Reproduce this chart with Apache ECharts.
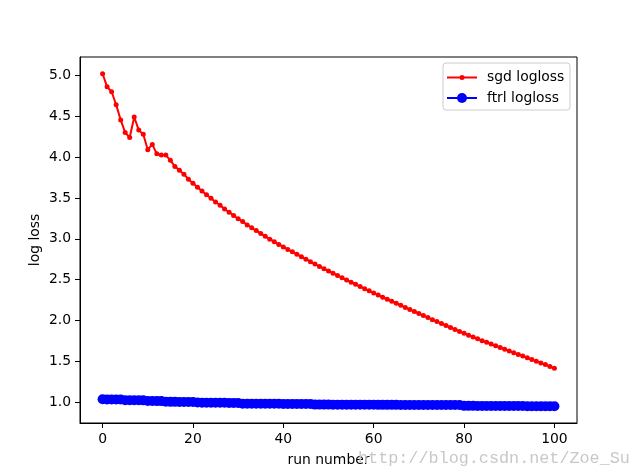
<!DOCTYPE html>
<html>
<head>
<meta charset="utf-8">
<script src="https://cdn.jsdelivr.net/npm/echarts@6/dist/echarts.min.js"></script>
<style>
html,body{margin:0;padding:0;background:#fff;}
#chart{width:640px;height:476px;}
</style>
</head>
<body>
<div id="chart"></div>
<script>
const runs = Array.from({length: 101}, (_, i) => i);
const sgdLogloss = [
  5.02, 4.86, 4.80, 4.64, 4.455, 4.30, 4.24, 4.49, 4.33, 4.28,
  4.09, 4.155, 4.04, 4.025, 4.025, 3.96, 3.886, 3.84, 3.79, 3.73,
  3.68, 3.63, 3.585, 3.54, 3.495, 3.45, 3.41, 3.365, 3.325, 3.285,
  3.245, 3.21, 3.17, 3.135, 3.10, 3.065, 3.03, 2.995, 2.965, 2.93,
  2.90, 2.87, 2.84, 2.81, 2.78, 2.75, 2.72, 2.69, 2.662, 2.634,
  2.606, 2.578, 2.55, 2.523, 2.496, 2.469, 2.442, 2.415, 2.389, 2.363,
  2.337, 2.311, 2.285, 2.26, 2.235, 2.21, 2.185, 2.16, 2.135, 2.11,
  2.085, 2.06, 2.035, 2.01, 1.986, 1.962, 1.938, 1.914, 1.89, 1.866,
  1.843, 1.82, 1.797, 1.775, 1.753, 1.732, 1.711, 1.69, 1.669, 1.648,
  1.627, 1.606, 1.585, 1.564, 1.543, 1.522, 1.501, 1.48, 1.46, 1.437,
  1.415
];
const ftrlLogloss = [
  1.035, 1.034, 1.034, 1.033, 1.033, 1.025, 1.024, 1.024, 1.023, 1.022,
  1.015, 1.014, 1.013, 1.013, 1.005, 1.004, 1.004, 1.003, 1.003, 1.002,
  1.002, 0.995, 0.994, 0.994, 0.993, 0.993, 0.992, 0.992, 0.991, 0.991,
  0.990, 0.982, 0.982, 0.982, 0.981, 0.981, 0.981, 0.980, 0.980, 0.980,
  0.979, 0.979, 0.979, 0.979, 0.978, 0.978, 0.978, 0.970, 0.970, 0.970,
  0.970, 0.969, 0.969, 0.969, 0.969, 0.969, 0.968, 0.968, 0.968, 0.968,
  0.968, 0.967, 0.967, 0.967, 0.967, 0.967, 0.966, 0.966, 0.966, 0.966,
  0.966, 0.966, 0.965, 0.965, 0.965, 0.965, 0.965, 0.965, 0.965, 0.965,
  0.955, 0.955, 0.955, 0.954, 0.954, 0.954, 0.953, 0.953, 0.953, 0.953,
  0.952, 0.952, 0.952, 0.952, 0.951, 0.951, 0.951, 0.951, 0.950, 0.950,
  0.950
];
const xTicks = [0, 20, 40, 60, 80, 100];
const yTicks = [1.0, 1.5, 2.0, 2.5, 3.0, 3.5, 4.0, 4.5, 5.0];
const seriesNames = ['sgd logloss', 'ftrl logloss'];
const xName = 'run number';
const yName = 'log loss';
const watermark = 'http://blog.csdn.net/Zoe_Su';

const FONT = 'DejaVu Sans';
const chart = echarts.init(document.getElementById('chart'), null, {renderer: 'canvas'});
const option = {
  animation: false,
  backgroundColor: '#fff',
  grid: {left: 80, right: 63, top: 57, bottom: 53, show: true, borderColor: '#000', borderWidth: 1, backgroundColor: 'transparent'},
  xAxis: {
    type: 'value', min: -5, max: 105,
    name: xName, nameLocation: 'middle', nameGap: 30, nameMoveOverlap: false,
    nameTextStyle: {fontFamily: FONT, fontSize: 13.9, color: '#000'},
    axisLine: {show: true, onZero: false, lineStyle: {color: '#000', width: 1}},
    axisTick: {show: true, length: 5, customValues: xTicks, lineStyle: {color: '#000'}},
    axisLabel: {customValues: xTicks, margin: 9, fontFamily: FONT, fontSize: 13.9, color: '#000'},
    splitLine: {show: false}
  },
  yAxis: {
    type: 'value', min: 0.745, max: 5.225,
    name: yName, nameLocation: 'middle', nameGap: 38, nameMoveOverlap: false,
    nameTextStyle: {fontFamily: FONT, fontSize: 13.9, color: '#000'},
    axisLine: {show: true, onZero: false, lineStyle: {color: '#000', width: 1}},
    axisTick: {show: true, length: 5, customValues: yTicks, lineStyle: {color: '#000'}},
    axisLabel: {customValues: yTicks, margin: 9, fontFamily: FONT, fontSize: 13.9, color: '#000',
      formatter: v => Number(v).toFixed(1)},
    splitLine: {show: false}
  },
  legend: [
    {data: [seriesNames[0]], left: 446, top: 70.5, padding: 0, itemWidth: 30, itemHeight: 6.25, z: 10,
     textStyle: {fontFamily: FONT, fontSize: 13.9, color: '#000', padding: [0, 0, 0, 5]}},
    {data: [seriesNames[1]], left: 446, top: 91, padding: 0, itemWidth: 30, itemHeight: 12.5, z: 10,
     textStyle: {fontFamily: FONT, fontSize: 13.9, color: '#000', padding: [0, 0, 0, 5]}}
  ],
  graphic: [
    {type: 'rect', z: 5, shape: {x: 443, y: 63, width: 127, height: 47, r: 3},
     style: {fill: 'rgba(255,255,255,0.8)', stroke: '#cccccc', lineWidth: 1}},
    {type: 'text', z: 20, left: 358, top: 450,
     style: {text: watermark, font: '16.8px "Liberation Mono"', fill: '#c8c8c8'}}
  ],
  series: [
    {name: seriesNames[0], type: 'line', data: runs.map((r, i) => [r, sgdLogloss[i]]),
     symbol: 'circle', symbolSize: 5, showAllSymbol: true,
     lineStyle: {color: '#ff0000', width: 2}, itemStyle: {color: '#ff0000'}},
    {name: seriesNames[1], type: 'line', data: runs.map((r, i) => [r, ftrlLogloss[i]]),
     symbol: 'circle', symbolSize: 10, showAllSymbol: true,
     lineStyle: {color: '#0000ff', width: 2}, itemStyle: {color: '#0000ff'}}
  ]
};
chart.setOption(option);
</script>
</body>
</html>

————————

* Instructions to follow *
Reproduce the material above from its first line through the line containing "const watermark = 'http://blog.csdn.net/Zoe_Su';", both ends included, and skip every picture.

* Output below *
Reproduce this chart with Apache ECharts.
<!DOCTYPE html>
<html>
<head>
<meta charset="utf-8">
<script src="https://cdn.jsdelivr.net/npm/echarts@6/dist/echarts.min.js"></script>
<style>
html,body{margin:0;padding:0;background:#fff;}
#chart{width:640px;height:476px;}
</style>
</head>
<body>
<div id="chart"></div>
<script>
const runs = Array.from({length: 101}, (_, i) => i);
const sgdLogloss = [
  5.02, 4.86, 4.80, 4.64, 4.455, 4.30, 4.24, 4.49, 4.33, 4.28,
  4.09, 4.155, 4.04, 4.025, 4.025, 3.96, 3.886, 3.84, 3.79, 3.73,
  3.68, 3.63, 3.585, 3.54, 3.495, 3.45, 3.41, 3.365, 3.325, 3.285,
  3.245, 3.21, 3.17, 3.135, 3.10, 3.065, 3.03, 2.995, 2.965, 2.93,
  2.90, 2.87, 2.84, 2.81, 2.78, 2.75, 2.72, 2.69, 2.662, 2.634,
  2.606, 2.578, 2.55, 2.523, 2.496, 2.469, 2.442, 2.415, 2.389, 2.363,
  2.337, 2.311, 2.285, 2.26, 2.235, 2.21, 2.185, 2.16, 2.135, 2.11,
  2.085, 2.06, 2.035, 2.01, 1.986, 1.962, 1.938, 1.914, 1.89, 1.866,
  1.843, 1.82, 1.797, 1.775, 1.753, 1.732, 1.711, 1.69, 1.669, 1.648,
  1.627, 1.606, 1.585, 1.564, 1.543, 1.522, 1.501, 1.48, 1.46, 1.437,
  1.415
];
const ftrlLogloss = [
  1.035, 1.034, 1.034, 1.033, 1.033, 1.025, 1.024, 1.024, 1.023, 1.022,
  1.015, 1.014, 1.013, 1.013, 1.005, 1.004, 1.004, 1.003, 1.003, 1.002,
  1.002, 0.995, 0.994, 0.994, 0.993, 0.993, 0.992, 0.992, 0.991, 0.991,
  0.990, 0.982, 0.982, 0.982, 0.981, 0.981, 0.981, 0.980, 0.980, 0.980,
  0.979, 0.979, 0.979, 0.979, 0.978, 0.978, 0.978, 0.970, 0.970, 0.970,
  0.970, 0.969, 0.969, 0.969, 0.969, 0.969, 0.968, 0.968, 0.968, 0.968,
  0.968, 0.967, 0.967, 0.967, 0.967, 0.967, 0.966, 0.966, 0.966, 0.966,
  0.966, 0.966, 0.965, 0.965, 0.965, 0.965, 0.965, 0.965, 0.965, 0.965,
  0.955, 0.955, 0.955, 0.954, 0.954, 0.954, 0.953, 0.953, 0.953, 0.953,
  0.952, 0.952, 0.952, 0.952, 0.951, 0.951, 0.951, 0.951, 0.950, 0.950,
  0.950
];
const xTicks = [0, 20, 40, 60, 80, 100];
const yTicks = [1.0, 1.5, 2.0, 2.5, 3.0, 3.5, 4.0, 4.5, 5.0];
const seriesNames = ['sgd logloss', 'ftrl logloss'];
const xName = 'run number';
const yName = 'log loss';
const watermark = 'http://blog.csdn.net/Zoe_Su';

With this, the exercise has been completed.